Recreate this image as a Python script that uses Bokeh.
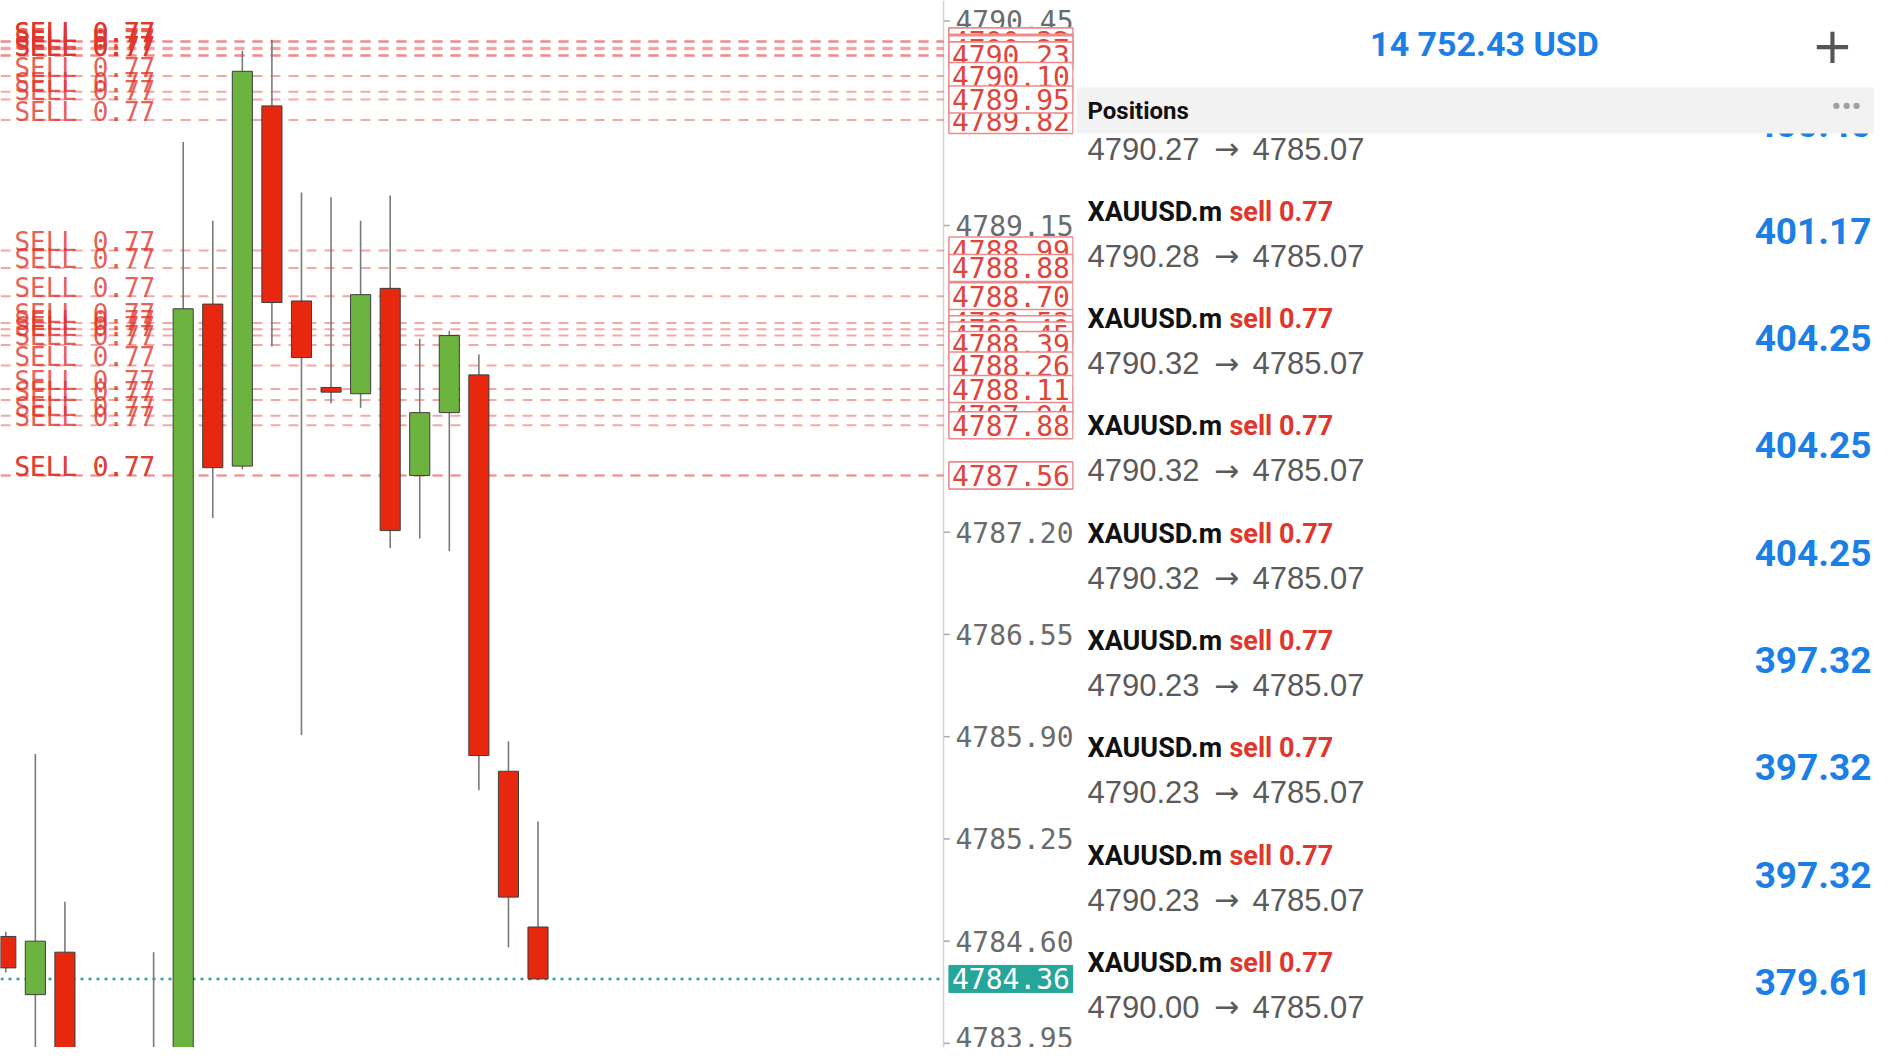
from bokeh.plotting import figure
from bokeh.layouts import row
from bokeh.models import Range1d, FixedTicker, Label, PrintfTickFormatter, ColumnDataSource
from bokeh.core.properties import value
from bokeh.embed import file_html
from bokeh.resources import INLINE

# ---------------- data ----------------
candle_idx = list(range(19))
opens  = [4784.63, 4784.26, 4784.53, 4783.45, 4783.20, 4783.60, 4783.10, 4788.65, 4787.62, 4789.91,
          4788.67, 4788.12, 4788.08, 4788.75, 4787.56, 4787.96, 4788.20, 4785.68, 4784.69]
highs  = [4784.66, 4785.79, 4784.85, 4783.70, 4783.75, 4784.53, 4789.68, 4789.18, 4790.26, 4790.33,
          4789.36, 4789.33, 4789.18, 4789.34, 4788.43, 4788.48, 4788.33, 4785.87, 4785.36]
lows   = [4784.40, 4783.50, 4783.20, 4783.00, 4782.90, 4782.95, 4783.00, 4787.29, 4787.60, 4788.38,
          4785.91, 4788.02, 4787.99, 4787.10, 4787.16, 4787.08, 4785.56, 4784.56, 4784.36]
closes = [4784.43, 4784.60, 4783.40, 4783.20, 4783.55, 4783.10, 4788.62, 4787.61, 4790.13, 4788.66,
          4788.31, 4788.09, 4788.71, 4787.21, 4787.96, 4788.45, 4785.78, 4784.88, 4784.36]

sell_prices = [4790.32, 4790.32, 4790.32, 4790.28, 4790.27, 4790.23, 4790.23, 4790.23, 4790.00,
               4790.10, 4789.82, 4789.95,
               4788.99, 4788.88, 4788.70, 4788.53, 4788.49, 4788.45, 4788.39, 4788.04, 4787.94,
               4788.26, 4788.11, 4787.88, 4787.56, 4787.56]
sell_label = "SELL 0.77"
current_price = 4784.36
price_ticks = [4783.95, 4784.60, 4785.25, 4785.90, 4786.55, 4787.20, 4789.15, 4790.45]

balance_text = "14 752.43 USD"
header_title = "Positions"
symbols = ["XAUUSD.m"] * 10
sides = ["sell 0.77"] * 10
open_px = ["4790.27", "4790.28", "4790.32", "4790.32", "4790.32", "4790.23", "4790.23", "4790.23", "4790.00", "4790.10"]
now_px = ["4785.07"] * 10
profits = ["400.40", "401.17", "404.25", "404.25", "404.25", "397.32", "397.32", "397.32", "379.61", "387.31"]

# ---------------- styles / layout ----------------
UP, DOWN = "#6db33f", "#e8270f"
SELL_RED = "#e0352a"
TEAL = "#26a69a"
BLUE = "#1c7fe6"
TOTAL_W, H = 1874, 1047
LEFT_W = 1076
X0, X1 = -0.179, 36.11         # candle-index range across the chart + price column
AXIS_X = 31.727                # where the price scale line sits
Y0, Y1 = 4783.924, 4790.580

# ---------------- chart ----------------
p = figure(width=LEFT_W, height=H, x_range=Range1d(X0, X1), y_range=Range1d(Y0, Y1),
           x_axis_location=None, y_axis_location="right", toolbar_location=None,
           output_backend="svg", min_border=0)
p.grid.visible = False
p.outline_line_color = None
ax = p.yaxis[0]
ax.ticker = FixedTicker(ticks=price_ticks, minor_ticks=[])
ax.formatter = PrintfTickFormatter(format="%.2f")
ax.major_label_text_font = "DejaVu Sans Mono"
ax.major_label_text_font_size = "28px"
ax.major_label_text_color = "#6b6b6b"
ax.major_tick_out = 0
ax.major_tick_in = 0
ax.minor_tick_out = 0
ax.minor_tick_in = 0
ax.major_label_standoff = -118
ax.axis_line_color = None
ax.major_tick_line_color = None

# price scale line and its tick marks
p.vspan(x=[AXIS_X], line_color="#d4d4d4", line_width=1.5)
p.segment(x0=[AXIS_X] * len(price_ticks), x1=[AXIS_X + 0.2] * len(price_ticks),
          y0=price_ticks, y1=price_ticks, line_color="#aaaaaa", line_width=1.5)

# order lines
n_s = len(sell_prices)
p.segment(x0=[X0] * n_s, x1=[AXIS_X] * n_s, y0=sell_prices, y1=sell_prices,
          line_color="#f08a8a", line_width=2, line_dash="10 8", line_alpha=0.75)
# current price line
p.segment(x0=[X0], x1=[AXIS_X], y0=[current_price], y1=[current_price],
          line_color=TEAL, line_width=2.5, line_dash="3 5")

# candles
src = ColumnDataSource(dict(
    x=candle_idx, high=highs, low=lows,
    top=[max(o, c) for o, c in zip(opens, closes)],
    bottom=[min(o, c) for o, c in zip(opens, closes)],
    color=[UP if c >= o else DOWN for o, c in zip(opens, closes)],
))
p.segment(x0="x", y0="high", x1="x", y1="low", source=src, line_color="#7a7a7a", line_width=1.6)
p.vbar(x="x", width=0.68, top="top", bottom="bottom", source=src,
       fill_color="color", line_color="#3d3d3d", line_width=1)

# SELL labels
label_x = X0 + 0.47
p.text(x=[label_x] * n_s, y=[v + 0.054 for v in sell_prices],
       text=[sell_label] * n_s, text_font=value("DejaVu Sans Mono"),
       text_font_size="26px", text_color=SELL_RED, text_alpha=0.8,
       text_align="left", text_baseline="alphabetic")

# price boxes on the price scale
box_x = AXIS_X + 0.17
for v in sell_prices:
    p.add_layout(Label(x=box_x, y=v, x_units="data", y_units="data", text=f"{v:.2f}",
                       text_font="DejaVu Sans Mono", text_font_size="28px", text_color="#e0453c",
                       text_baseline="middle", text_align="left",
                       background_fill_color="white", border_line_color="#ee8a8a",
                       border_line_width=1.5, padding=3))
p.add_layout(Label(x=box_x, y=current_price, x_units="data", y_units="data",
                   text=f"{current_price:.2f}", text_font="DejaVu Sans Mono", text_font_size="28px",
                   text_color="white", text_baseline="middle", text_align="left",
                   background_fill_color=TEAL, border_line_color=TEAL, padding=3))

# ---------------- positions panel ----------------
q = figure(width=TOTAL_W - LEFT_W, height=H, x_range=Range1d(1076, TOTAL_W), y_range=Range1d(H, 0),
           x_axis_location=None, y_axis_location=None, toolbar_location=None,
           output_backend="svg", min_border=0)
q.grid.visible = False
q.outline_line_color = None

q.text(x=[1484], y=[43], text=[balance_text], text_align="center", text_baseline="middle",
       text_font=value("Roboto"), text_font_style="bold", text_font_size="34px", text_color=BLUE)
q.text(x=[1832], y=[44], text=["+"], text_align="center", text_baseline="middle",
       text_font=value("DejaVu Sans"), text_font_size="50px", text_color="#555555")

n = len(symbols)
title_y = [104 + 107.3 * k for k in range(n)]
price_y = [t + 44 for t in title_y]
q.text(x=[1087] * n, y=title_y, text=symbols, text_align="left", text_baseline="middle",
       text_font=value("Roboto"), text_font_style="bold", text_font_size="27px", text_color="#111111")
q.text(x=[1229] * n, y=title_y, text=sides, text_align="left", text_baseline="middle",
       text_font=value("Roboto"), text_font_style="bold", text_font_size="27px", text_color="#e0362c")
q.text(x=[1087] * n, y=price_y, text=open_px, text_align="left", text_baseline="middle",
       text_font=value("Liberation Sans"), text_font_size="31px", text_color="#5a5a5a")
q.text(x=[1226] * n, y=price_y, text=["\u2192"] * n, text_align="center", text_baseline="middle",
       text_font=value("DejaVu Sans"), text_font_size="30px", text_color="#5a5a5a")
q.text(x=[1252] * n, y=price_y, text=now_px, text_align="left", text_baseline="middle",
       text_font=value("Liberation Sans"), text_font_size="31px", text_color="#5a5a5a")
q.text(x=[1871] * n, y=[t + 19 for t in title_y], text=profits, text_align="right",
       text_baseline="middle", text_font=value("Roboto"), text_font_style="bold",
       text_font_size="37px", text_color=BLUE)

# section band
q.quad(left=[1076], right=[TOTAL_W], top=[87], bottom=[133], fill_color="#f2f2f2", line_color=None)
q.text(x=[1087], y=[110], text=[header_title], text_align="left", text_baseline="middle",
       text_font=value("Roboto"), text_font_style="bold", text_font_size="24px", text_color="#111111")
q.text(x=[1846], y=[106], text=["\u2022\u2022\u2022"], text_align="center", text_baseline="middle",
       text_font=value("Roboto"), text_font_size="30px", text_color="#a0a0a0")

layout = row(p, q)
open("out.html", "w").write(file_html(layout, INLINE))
══════════
• [REQUIRED TASK] Omitting all pictures, restate exactly the lines of the material from its start through the line that contains "from bokeh.resources import INLINE".

• [SOLUTION TO THIS TASK]
Recreate this image as a Python script that uses Bokeh.
from bokeh.plotting import figure
from bokeh.layouts import row
from bokeh.models import Range1d, FixedTicker, Label, PrintfTickFormatter, ColumnDataSource
from bokeh.core.properties import value
from bokeh.embed import file_html
from bokeh.resources import INLINE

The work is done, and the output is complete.